Exercise prompt:
Write out only the span of lines that begins at the line with "Recreate this image" and ends at the line with "from matplotlib.lines import Line2D". Keep both end lines, word for word.

Entries with chart source code
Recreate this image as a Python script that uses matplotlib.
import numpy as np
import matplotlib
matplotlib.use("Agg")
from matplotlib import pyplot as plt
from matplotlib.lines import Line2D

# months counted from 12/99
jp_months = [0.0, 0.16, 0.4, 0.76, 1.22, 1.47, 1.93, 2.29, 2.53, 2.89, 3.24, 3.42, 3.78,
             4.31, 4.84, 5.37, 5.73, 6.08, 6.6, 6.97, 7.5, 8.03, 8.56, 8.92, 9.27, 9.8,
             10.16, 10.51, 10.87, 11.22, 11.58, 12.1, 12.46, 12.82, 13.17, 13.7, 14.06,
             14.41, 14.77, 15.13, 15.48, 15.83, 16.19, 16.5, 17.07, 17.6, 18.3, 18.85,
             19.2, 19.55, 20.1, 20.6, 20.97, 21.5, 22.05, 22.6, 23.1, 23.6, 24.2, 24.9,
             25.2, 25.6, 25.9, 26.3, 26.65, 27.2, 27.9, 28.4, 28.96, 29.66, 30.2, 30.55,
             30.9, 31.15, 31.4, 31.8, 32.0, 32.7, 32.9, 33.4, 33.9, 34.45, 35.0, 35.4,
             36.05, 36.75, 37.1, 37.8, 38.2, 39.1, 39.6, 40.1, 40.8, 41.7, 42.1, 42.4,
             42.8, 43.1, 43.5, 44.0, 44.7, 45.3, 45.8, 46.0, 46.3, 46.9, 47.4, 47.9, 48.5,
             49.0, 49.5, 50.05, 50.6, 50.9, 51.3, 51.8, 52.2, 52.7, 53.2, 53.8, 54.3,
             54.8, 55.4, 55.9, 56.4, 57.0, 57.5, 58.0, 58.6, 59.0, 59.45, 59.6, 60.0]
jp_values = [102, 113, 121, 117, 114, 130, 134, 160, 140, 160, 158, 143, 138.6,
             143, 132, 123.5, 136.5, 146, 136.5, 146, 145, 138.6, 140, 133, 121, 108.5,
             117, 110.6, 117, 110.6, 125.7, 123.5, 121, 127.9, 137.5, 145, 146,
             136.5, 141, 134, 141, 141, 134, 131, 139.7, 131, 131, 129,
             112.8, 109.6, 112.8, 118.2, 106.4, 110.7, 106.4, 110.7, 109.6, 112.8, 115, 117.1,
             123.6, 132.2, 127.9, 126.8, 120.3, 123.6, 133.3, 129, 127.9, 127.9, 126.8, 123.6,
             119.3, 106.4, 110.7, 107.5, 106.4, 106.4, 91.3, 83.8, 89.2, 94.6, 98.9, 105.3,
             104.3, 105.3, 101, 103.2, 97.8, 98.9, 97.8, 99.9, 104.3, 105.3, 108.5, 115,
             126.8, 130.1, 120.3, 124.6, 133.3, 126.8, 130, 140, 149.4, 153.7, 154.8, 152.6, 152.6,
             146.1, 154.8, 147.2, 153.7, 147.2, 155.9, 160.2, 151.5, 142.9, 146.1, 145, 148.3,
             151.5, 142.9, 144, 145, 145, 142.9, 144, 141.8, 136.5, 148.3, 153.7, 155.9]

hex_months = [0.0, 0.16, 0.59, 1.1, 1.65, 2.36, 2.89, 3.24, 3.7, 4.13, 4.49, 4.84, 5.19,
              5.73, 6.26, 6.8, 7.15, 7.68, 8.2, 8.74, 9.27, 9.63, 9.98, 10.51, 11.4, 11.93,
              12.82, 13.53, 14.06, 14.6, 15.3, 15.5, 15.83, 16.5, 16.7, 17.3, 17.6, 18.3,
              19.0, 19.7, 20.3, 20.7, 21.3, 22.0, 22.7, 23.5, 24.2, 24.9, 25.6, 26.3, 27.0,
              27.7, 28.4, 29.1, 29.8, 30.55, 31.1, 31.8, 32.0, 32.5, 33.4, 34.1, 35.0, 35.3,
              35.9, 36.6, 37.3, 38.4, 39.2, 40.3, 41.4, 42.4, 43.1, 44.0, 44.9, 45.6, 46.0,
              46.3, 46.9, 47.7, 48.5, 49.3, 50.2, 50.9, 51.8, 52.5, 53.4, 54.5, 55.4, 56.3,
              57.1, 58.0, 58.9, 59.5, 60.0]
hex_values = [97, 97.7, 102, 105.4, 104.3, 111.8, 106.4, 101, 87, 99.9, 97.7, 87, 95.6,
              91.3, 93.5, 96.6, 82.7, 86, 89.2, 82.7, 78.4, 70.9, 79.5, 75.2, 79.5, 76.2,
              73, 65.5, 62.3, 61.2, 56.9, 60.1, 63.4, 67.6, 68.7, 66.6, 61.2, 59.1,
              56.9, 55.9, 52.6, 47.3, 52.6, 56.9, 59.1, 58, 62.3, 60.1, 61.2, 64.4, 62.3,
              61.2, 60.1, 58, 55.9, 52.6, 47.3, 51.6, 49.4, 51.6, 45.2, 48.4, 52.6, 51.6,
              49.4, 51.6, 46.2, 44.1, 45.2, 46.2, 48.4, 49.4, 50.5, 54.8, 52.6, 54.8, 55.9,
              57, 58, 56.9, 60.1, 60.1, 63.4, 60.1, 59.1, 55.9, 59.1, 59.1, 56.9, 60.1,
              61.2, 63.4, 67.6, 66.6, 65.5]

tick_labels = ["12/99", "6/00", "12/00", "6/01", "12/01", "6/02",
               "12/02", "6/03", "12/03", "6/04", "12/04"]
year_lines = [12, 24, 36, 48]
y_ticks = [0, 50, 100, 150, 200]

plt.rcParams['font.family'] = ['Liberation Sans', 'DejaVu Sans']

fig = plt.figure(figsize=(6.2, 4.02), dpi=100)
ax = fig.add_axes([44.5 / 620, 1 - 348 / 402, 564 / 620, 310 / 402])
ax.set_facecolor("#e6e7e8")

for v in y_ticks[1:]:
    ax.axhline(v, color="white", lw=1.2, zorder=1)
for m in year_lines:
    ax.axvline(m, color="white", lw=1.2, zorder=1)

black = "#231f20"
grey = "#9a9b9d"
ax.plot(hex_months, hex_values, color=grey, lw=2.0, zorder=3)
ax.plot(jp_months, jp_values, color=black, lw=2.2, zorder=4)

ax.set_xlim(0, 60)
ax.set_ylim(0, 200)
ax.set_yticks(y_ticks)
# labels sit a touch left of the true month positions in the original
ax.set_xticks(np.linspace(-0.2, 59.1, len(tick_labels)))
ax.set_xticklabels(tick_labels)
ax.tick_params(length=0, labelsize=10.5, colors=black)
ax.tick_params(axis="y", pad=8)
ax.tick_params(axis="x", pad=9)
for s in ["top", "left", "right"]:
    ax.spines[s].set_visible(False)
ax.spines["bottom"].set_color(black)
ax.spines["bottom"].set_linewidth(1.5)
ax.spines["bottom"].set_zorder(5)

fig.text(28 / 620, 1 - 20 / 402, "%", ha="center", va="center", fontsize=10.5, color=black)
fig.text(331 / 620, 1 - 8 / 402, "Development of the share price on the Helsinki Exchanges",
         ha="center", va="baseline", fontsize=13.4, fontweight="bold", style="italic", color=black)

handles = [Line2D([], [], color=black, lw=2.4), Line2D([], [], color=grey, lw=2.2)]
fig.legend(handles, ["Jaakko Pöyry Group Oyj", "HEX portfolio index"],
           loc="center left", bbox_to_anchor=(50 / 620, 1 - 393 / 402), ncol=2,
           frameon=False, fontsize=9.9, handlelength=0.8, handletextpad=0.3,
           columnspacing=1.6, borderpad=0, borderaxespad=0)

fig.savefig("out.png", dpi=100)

--

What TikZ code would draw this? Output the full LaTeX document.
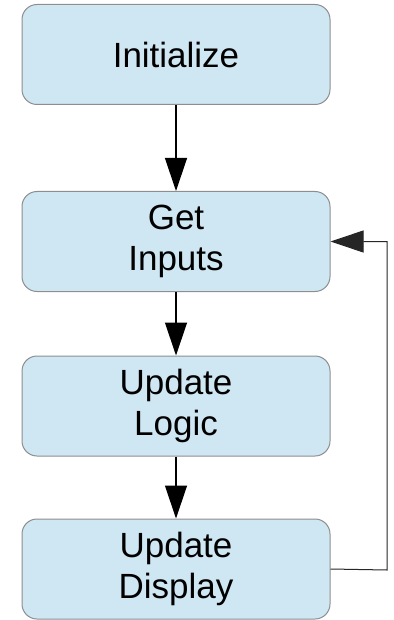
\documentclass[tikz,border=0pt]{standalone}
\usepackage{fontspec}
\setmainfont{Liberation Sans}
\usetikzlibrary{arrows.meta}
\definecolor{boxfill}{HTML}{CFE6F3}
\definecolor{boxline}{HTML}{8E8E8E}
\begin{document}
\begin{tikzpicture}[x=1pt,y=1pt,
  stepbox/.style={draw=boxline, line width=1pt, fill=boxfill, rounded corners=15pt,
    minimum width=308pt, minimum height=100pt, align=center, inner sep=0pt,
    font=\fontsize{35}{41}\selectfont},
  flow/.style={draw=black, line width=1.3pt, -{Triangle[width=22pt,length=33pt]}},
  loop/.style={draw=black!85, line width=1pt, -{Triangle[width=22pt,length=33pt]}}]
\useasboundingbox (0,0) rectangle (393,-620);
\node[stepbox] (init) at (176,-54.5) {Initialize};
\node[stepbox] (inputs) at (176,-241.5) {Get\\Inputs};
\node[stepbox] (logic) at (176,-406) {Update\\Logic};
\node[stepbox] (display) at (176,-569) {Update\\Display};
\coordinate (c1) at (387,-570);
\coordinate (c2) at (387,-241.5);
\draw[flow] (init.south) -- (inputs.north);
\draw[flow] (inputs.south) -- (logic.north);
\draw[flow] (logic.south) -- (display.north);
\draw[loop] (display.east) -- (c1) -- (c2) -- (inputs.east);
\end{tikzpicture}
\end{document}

---

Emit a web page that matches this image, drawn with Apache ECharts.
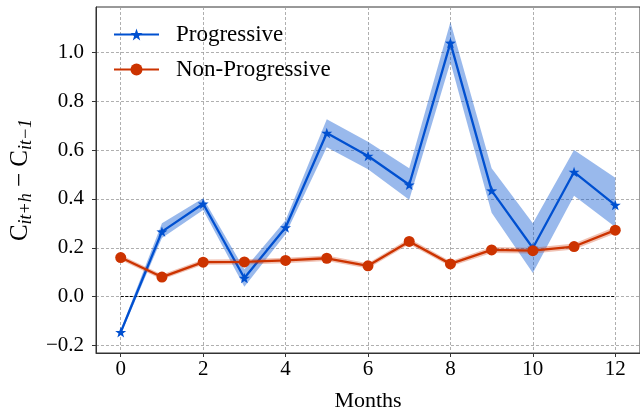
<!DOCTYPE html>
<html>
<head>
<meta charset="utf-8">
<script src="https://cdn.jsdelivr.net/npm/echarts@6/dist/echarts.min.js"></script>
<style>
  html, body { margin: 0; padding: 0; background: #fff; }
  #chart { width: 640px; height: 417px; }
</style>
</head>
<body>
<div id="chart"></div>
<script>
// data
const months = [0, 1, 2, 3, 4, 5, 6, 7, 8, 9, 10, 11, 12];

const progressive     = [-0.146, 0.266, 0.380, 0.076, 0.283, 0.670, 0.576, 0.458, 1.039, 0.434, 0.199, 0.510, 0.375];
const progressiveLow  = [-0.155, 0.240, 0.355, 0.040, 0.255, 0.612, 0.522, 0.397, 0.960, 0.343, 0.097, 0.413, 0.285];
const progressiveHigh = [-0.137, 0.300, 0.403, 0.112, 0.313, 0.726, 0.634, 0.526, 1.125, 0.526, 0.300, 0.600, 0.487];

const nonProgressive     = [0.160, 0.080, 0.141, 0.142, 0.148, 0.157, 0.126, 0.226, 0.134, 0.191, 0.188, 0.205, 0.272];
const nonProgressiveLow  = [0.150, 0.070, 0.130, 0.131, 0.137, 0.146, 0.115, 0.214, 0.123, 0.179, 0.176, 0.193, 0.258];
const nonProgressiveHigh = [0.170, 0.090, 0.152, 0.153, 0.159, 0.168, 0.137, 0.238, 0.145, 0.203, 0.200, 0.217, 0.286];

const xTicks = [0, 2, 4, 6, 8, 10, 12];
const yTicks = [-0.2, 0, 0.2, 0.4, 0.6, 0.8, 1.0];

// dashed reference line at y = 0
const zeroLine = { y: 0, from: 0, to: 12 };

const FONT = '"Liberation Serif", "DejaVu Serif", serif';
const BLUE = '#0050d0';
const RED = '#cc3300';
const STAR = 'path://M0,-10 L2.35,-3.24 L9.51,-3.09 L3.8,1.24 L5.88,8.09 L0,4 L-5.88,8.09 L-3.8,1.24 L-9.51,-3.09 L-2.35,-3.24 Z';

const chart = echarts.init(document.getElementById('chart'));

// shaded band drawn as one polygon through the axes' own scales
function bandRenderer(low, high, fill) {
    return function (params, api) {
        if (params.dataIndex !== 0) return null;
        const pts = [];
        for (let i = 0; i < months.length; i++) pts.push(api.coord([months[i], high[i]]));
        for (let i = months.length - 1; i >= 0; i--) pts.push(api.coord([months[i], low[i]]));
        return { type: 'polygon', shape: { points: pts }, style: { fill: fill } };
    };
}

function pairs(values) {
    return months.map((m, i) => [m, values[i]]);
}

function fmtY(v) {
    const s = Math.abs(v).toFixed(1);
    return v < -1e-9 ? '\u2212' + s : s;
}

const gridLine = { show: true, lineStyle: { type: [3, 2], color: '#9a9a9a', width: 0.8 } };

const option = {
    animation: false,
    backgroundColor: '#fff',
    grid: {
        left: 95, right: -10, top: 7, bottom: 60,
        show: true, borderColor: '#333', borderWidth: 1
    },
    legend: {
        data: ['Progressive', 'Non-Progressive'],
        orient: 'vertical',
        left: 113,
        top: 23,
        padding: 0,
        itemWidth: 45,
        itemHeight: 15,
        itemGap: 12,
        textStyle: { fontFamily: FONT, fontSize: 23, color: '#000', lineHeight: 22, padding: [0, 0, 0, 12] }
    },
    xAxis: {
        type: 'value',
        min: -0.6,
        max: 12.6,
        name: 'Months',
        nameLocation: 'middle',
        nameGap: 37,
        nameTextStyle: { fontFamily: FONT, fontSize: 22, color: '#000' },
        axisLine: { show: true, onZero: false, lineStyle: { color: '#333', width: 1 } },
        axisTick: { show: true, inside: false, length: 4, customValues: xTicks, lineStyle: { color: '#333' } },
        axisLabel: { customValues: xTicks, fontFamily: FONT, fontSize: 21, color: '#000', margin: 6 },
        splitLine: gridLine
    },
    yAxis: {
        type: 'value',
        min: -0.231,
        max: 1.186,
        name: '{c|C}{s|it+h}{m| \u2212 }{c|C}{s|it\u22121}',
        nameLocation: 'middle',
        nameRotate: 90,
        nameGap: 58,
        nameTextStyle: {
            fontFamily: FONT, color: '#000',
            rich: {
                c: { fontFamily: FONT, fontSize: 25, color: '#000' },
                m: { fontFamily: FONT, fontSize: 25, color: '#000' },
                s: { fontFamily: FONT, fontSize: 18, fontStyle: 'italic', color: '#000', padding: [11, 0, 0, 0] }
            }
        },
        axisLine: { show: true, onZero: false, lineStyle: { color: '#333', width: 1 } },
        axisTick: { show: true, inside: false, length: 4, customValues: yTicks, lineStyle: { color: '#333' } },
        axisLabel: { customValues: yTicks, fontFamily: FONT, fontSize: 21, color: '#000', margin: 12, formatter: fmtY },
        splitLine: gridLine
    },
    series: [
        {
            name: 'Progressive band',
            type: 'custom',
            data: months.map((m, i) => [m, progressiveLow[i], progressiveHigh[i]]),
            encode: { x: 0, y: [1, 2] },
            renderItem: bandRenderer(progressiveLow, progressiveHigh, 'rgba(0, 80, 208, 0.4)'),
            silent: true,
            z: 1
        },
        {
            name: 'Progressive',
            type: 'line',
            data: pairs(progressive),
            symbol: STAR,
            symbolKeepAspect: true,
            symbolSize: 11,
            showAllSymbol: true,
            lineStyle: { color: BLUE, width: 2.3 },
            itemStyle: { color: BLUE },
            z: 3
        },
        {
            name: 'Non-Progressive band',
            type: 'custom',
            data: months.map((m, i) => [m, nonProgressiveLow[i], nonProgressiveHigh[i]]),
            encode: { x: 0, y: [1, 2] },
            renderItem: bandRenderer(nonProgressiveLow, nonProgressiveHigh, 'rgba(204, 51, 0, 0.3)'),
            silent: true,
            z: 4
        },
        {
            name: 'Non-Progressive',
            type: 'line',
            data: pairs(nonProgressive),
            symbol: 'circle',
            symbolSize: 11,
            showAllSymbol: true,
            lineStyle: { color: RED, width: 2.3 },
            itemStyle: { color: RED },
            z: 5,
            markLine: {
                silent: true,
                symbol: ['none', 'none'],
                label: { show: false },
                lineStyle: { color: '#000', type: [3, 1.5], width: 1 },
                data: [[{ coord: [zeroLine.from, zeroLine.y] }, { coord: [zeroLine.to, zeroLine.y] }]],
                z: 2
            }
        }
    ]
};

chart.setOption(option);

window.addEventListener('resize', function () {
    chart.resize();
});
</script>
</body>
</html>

Answer to the exercise:
Recreate this image as a Python script that uses matplotlib.
import numpy as np
import matplotlib
matplotlib.use("Agg")
from matplotlib import pyplot as plt
from matplotlib.lines import Line2D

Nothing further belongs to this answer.